Tamil in Modern Digital Context

Web Typography

Tamil text requires extra line height due to vowel signs above and below consonants:

.tamil-text {
  font-family: "Noto Sans Tamil", "Latha", "Vijaya", sans-serif;
  line-height: 1.8;
  font-size: 1.1em; /* Tamil glyphs benefit from slightly larger size */
}

Tamil Domain Names

Tamil is supported in Internationalized Domain Names. The .இந்தியா (India in Tamil) and .சிங்கப்பூர் (Singapore in Tamil) TLDs exist, though adoption remains limited.

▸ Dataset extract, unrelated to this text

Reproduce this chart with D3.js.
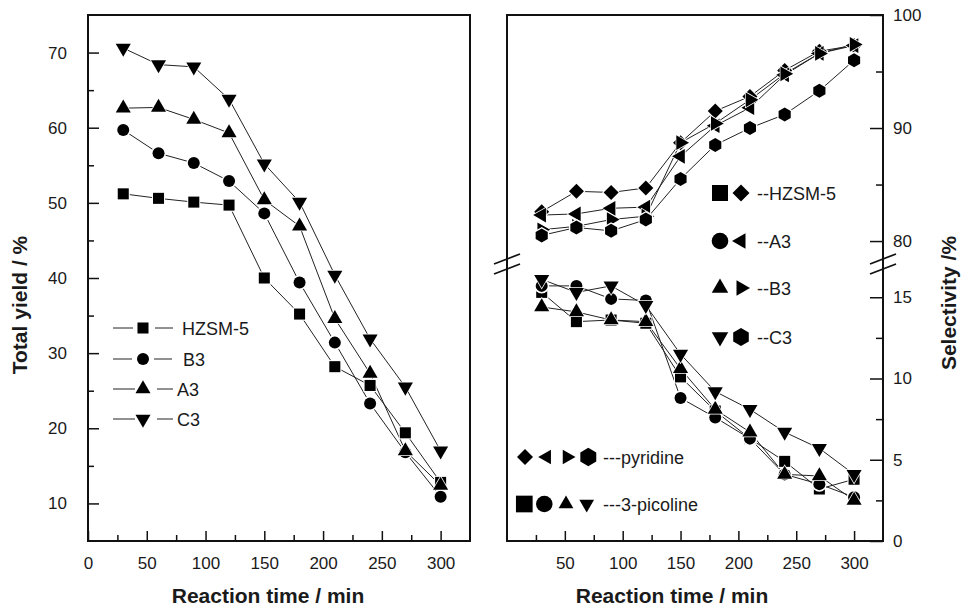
<!DOCTYPE html>
<meta charset="utf-8">
<script src="https://d3js.org/d3.v7.min.js"></script>
<style>
  body { margin: 0; background: #fff; }
  text { font-family: "Liberation Sans", Arial, sans-serif; fill: #1a1a1a; }
</style>
<div id="chart"></div>
<script>
// reaction time (min)
var time = [30, 60, 90, 120, 150, 180, 210, 240, 270, 300];

// left panel: total yield (%)
var yieldHZSM5 = [51.2, 50.6, 50.1, 49.7, 40.0, 35.2, 28.2, 25.7, 19.4, 12.8];
var yieldB3    = [59.7, 56.6, 55.3, 52.9, 48.6, 39.4, 31.4, 23.3, 16.8, 10.9];
var yieldA3    = [62.6, 62.7, 61.1, 59.3, 50.4, 46.9, 34.6, 27.3, 17.0, 12.4];
var yieldC3    = [70.6, 68.4, 68.1, 63.8, 55.2, 50.1, 40.4, 31.9, 25.5, 17.0];

// right panel: selectivity to pyridine (%)
var pyrHZSM5 = [82.6, 84.4, 84.3, 84.7, 88.7, 91.5, 92.8, 95.1, 96.8, 97.3];
var pyrA3    = [82.3, 82.4, 82.9, 83.0, 87.5, 90.2, 91.8, 94.7, 96.6, 97.3];
var pyrB3    = [81.0, 81.3, 81.9, 82.2, 88.7, 90.4, 92.5, 94.8, 96.6, 97.4];
var pyrC3    = [80.5, 81.2, 80.9, 81.9, 85.5, 88.5, 90.0, 91.2, 93.3, 96.0];

// right panel: selectivity to 3-picoline (%)
var picHZSM5 = [15.3, 13.5, 13.6, 13.4, 10.1, 8.0, 6.3, 4.9, 3.2, 3.8];
var picA3    = [15.7, 15.7, 14.9, 14.8, 8.8, 7.6, 6.3, 4.1, 3.5, 2.7];
var picB3    = [14.4, 14.1, 13.6, 13.5, 10.6, 8.1, 6.7, 4.1, 4.0, 2.5];
var picC3    = [16.1, 15.3, 15.7, 14.5, 11.5, 9.2, 8.1, 6.7, 5.7, 4.1];

// ticks
var xMajorL = [0, 50, 100, 150, 200, 250, 300];
var xMajorR = [50, 100, 150, 200, 250, 300];
var xMinor  = [25, 75, 125, 175, 225, 275];
var yMajorL = [10, 20, 30, 40, 50, 60, 70];
var yMinorL = [15, 25, 35, 45, 55, 65];
var yMajorUp = [80, 90, 100], yMinorUp = [85, 95];
var yMajorLo = [0, 5, 10, 15], yMinorLo = [2.5, 7.5, 12.5];

// legends
var leftNames  = ["HZSM-5", "B3", "A3", "C3"];
var rightNames = ["--HZSM-5", "--A3", "--B3", "--C3"];
var kindNames  = ["---pyridine", "---3-picoline"];

var W = 961, H = 608;
var svg = d3.select("#chart").append("svg").attr("width", W).attr("height", H);

// marker shapes as custom d3 symbol types (size = r*r)
function poly(n, rot) {
  return { draw: function(ctx, size) {
    var r = Math.sqrt(size);
    for (var i = 0; i < n; i++) {
      var a = rot + i * 2 * Math.PI / n;
      var px = r * Math.sin(a), py = -r * Math.cos(a);
      if (i) ctx.lineTo(px, py); else ctx.moveTo(px, py);
    }
    ctx.closePath();
  }};
}
var round = { draw: function(ctx, size) {
  var r = Math.sqrt(size);
  ctx.moveTo(r, 0); ctx.arc(0, 0, r, 0, 2 * Math.PI);
}};
var shapes = {
  square: poly(4, Math.PI / 4), circle: round, up: poly(3, 0), down: poly(3, Math.PI),
  left: poly(3, -Math.PI / 2), right: poly(3, Math.PI / 2), diamond: poly(4, 0), hexagon: poly(6, 0)
};
var radius = { square: 7.8, circle: 6, up: 8.7, down: 8.7, left: 8.5, right: 8.5, diamond: 7.5, hexagon: 7 };

function marker(g, shape, r, cx, cy, halo) {
  if (halo) {
    g.append("path").attr("d", d3.symbol(shapes[shape], (r + halo) * (r + halo))())
      .attr("transform", "translate(" + cx + "," + cy + ")").attr("fill", "#fff");
  }
  g.append("path").attr("d", d3.symbol(shapes[shape], r * r)())
    .attr("transform", "translate(" + cx + "," + cy + ")").attr("fill", "#000");
}

function plotSeries(g, x, y, list) {
  list.forEach(function(s) {
    g.append("path").datum(s.vals)
      .attr("d", d3.line().x(function(d, i) { return x(time[i]); }).y(function(d) { return y(d); }))
      .attr("fill", "none").attr("stroke", "#222").attr("stroke-width", 1);
  });
  list.forEach(function(s) {
    s.vals.forEach(function(v, i) { marker(g, s.shape, radius[s.shape], x(time[i]), y(v), 1.5); });
  });
}

function styleAxis(g, size) {
  g.select(".domain").remove();
  g.attr("font-family", null).attr("font-size", size);
  g.selectAll("line").attr("stroke", "#111").attr("stroke-width", 1.5);
  g.selectAll("text").attr("fill", "#1a1a1a");
}

// ---------------- left panel ----------------
var xL = d3.scaleLinear().domain([0, 325]).range([88, 470]);
var yL = d3.scaleLinear().domain([5, 75]).range([541, 15]);

svg.append("g").attr("transform", "translate(0,541)")
  .call(d3.axisBottom(xL).tickValues(xMajorL).tickSize(-10).tickPadding(16))
  .call(styleAxis, 17);
svg.append("g").attr("transform", "translate(0,541)")
  .call(d3.axisBottom(xL).tickValues(xMinor).tickSize(-6).tickFormat(""))
  .call(styleAxis, 17);
svg.append("g").attr("transform", "translate(88,0)")
  .call(d3.axisLeft(yL).tickValues(yMajorL).tickSize(-11).tickPadding(21))
  .call(styleAxis, 17);
svg.append("g").attr("transform", "translate(88,0)")
  .call(d3.axisLeft(yL).tickValues(yMinorL).tickSize(-6).tickFormat(""))
  .call(styleAxis, 17);

var gL = svg.append("g");
plotSeries(gL, xL, yL, [
  { vals: yieldHZSM5, shape: "square" },
  { vals: yieldB3, shape: "circle" },
  { vals: yieldA3, shape: "up" },
  { vals: yieldC3, shape: "down" }
]);

svg.append("rect").attr("x", 88).attr("y", 15).attr("width", 382).attr("height", 526)
  .attr("fill", "none").attr("stroke", "#111").attr("stroke-width", 2);

// left legend
var legL = svg.append("g");
var legLShapes = ["square", "circle", "up", "down"];
var legLRows = [328, 359, 389, 419];
var legLText = [182, 183, 177, 177];
var legLSeg = [[113, 133, 155, 173], [113, 132, 154, 172], [113, 135, 157, 173], [113, 135, 157, 173]];
leftNames.forEach(function(name, i) {
  var y = legLRows[i], s = legLSeg[i];
  legL.append("line").attr("x1", s[0]).attr("x2", s[1]).attr("y1", y).attr("y2", y).attr("stroke", "#222");
  legL.append("line").attr("x1", s[2]).attr("x2", s[3]).attr("y1", y).attr("y2", y).attr("stroke", "#222");
  marker(legL, legLShapes[i], radius[legLShapes[i]], 143, y, 0);
  legL.append("text").attr("x", legLText[i]).attr("y", y + 6.5).attr("font-size", 18).text(name);
});

// ---------------- right panel ----------------
var xR = d3.scaleLinear().domain([0, 325]).range([507, 883]);
var yUp = d3.scaleLinear().domain([78.5, 100]).range([258, 15]);
var yLo = d3.scaleLinear().domain([0, 16.8]).range([541, 268]);

svg.append("g").attr("transform", "translate(0,541)")
  .call(d3.axisBottom(xR).tickValues(xMajorR).tickSize(-10).tickPadding(16))
  .call(styleAxis, 17);
svg.append("g").attr("transform", "translate(0,541)")
  .call(d3.axisBottom(xR).tickValues(xMinor).tickSize(-6).tickFormat(""))
  .call(styleAxis, 17);
[[yUp, yMajorUp, yMinorUp], [yLo, yMajorLo, yMinorLo]].forEach(function(a) {
  svg.append("g").attr("transform", "translate(883,0)")
    .call(d3.axisRight(a[0]).tickValues(a[1]).tickSize(-13).tickPadding(10))
    .call(styleAxis, 17);
  svg.append("g").attr("transform", "translate(883,0)")
    .call(d3.axisRight(a[0]).tickValues(a[2]).tickSize(-7).tickFormat(""))
    .call(styleAxis, 17);
});

var gR = svg.append("g");
plotSeries(gR, xR, yUp, [
  { vals: pyrHZSM5, shape: "diamond" },
  { vals: pyrA3, shape: "left" },
  { vals: pyrB3, shape: "right" },
  { vals: pyrC3, shape: "hexagon" }
]);
plotSeries(gR, xR, yLo, [
  { vals: picHZSM5, shape: "square" },
  { vals: picA3, shape: "circle" },
  { vals: picB3, shape: "up" },
  { vals: picC3, shape: "down" }
]);

svg.append("rect").attr("x", 507).attr("y", 15).attr("width", 376).attr("height", 526)
  .attr("fill", "none").attr("stroke", "#111").attr("stroke-width", 2);

// axis break marks
[507, 883].forEach(function(x) {
  [-5, 5].forEach(function(o) {
    svg.append("line").attr("x1", x - 13).attr("y1", 264 + o + 5).attr("x2", x + 13).attr("y2", 264 + o - 5)
      .attr("stroke", "#111").attr("stroke-width", 1.8);
  });
});

// right legend (catalysts)
var legR = svg.append("g");
var legRShapes = [["square", "diamond"], ["circle", "left"], ["up", "right"], ["down", "hexagon"]];
var legRSize = [[11.3, 8.5], [8.3, 9], [9.5, 9], [9.5, 9]];
var legRRows = [193, 241, 288, 337];
rightNames.forEach(function(name, i) {
  var y = legRRows[i];
  marker(legR, legRShapes[i][0], legRSize[i][0], 720, y, 0);
  marker(legR, legRShapes[i][1], legRSize[i][1], 741, y, 0);
  legR.append("text").attr("x", 757).attr("y", y + 6.5).attr("font-size", 18).text(name);
});

// product legend
var legK = svg.append("g");
var legKShapes = [["diamond", "left", "right", "hexagon"], ["square", "circle", "up", "down"]];
var legKSize = [[8, 8.5, 8.5, 9.2], [11.8, 8.3, 8.5, 8.5]];
var legKX = [[525, 546.7, 567, 588.3], [524.3, 544.3, 566, 586.7]];
var legKRows = [457, 504];
kindNames.forEach(function(name, i) {
  var y = legKRows[i];
  legKShapes[i].forEach(function(sh, j) { marker(legK, sh, legKSize[i][j], legKX[i][j], y, 0); });
  legK.append("text").attr("x", 603).attr("y", y + 6.5).attr("font-size", 18).text(name);
});

// axis titles
svg.append("text").attr("x", 268).attr("y", 603).attr("text-anchor", "middle")
  .attr("font-size", 21).attr("font-weight", "bold").text("Reaction time / min");
svg.append("text").attr("x", 672).attr("y", 603).attr("text-anchor", "middle")
  .attr("font-size", 21).attr("font-weight", "bold").text("Reaction time / min");
svg.append("text").attr("transform", "translate(27,305) rotate(-90)").attr("text-anchor", "middle")
  .attr("font-size", 21).attr("font-weight", "bold").text("Total yield / %");
svg.append("text").attr("transform", "translate(956,303) rotate(-90)").attr("text-anchor", "middle")
  .attr("font-size", 21).attr("font-weight", "bold").text("Selectivity /%");
</script>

Tamil Unicode Consortium Representation

The Tamil Virtual Academy and the Tamil Nadu government have been active participants in Unicode standards work, successfully advocating for the inclusion of Tamil-specific symbols (calendar signs, traditional numerals) and ensuring the Tamil block meets the needs of modern Tamil computing.

Key Takeaways

Tamil script has only 18 consonants (no aspirated/voiced distinction in writing) and 12 vowels, making it one of the most compact Indic scripts — encoded in just 72 characters in the Unicode Tamil block (U+0B80–U+0BFF).
The pulli (U+0BCD, virama) creates pure consonants and is always visually displayed in modern Tamil, unlike viramas in many other Indic scripts that trigger ligatures.
Tamil's consonant-vowel grid generates ~300 syllabic forms from fewer than 60 code points — a compact and systematic encoding.
Two-part vowel signs (கொ, கோ, கௌ) appear on both sides of the consonant and are encoded as single code points that decompose into left and right components.
Tamil rendering is simpler than most Indic scripts due to minimal conjunct forms after the 20th-century script reforms.
Legacy encoding conversion (TSCII, Bamini, font-encoded data) remains a significant challenge for Tamil digital preservation and data migration.